◆ Problem description: Give all the lines below again, exactly, with no pictures.

◆ Supplied information:

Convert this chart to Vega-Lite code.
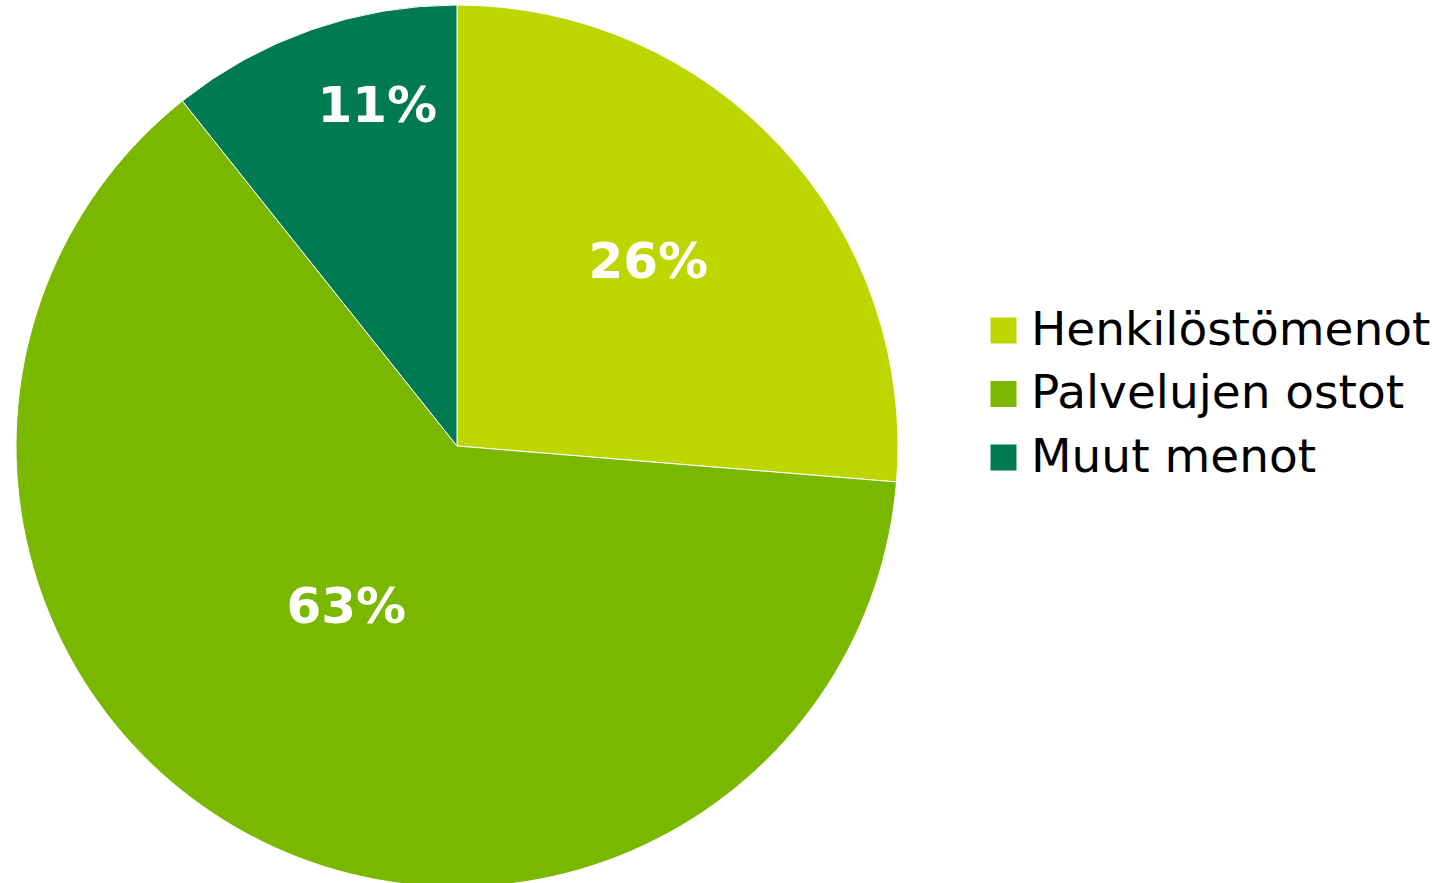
{
  "$schema": "https://vega.github.io/schema/vega-lite/v6.json",
  "width": 914,
  "height": 892,
  "padding": 0,
  "autosize": {"type": "pad"},
  "background": "white",
  "config": {"view": {"stroke": null}, "font": "DejaVu Sans"},
  "data": {
    "values": [
      {"nr": 1, "category": "Henkilöstömenot", "value": 26.3, "label": "26%"},
      {"nr": 2, "category": "Palvelujen ostot", "value": 63.0, "label": "63%"},
      {"nr": 3, "category": "Muut menot", "value": 10.7, "label": "11%"}
    ]
  },
  "encoding": {
    "theta": {"field": "value", "type": "quantitative", "stack": true},
    "order": {"field": "nr", "type": "quantitative"}
  },
  "layer": [
    {
      "mark": {"type": "arc", "radius": 441, "stroke": "white", "strokeWidth": 1},
      "encoding": {
        "color": {
          "field": "category",
          "type": "nominal",
          "sort": ["Henkilöstömenot", "Palvelujen ostot", "Muut menot"],
          "scale": {
            "domain": ["Henkilöstömenot", "Palvelujen ostot", "Muut menot"],
            "range": ["#BED600", "#7AB800", "#007A53"]
          },
          "legend": {
            "title": null,
            "orient": "none",
            "legendX": 980,
            "legendY": 307,
            "symbolType": "square",
            "symbolSize": 676,
            "symbolStrokeWidth": 0,
            "labelFontSize": 47,
            "labelFont": "DejaVu Sans",
            "labelColor": "black",
            "labelOffset": 4,
            "rowPadding": 15.5,
            "labelLimit": 600
          }
        }
      }
    },
    {
      "mark": {"type": "text", "radius": 265, "thetaOffset": -0.02, "font": "DejaVu Sans", "fontWeight": "bold", "fontSize": 50, "color": "white"},
      "encoding": {"text": {"condition": {"test": "datum.nr == 1", "field": "label"}, "value": ""}}
    },
    {
      "mark": {"type": "text", "radius": 196, "thetaOffset": 0.11, "font": "DejaVu Sans", "fontWeight": "bold", "fontSize": 50, "color": "white"},
      "encoding": {"text": {"condition": {"test": "datum.nr == 2", "field": "label"}, "value": ""}}
    },
    {
      "mark": {"type": "text", "radius": 348, "thetaOffset": 0.105, "font": "DejaVu Sans", "fontWeight": "bold", "fontSize": 50, "color": "white"},
      "encoding": {"text": {"condition": {"test": "datum.nr == 3", "field": "label"}, "value": ""}}
    }
  ]
}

◆ Correct response:
Convert this chart to Vega-Lite code.
{
  "$schema": "https://vega.github.io/schema/vega-lite/v6.json",
  "width": 914,
  "height": 892,
  "padding": 0,
  "autosize": {"type": "pad"},
  "background": "white",
  "config": {"view": {"stroke": null}, "font": "DejaVu Sans"},
  "data": {
    "values": [
      {"nr": 1, "category": "Henkilöstömenot", "value": 26.3, "label": "26%"},
      {"nr": 2, "category": "Palvelujen ostot", "value": 63.0, "label": "63%"},
      {"nr": 3, "category": "Muut menot", "value": 10.7, "label": "11%"}
    ]
  },
  "encoding": {
    "theta": {"field": "value", "type": "quantitative", "stack": true},
    "order": {"field": "nr", "type": "quantitative"}
  },
  "layer": [
    {
      "mark": {"type": "arc", "radius": 441, "stroke": "white", "strokeWidth": 1},
      "encoding": {
        "color": {
          "field": "category",
          "type": "nominal",
          "sort": ["Henkilöstömenot", "Palvelujen ostot", "Muut menot"],
          "scale": {
            "domain": ["Henkilöstömenot", "Palvelujen ostot", "Muut menot"],
            "range": ["#BED600", "#7AB800", "#007A53"]
          },
          "legend": {
            "title": null,
            "orient": "none",
            "legendX": 980,
            "legendY": 307,
            "symbolType": "square",
            "symbolSize": 676,
            "symbolStrokeWidth": 0,
            "labelFontSize": 47,
            "labelFont": "DejaVu Sans",
            "labelColor": "black",
            "labelOffset": 4,
            "rowPadding": 15.5,
            "labelLimit": 600
          }
        }
      }
    },
    {
      "mark": {"type": "text", "radius": 265, "thetaOffset": -0.02, "font": "DejaVu Sans", "fontWeight": "bold", "fontSize": 50, "color": "white"},
      "encoding": {"text": {"condition": {"test": "datum.nr == 1", "field": "label"}, "value": ""}}
    },
    {
      "mark": {"type": "text", "radius": 196, "thetaOffset": 0.11, "font": "DejaVu Sans", "fontWeight": "bold", "fontSize": 50, "color": "white"},
      "encoding": {"text": {"condition": {"test": "datum.nr == 2", "field": "label"}, "value": ""}}
    },
    {
      "mark": {"type": "text", "radius": 348, "thetaOffset": 0.105, "font": "DejaVu Sans", "fontWeight": "bold", "fontSize": 50, "color": "white"},
      "encoding": {"text": {"condition": {"test": "datum.nr == 3", "field": "label"}, "value": ""}}
    }
  ]
}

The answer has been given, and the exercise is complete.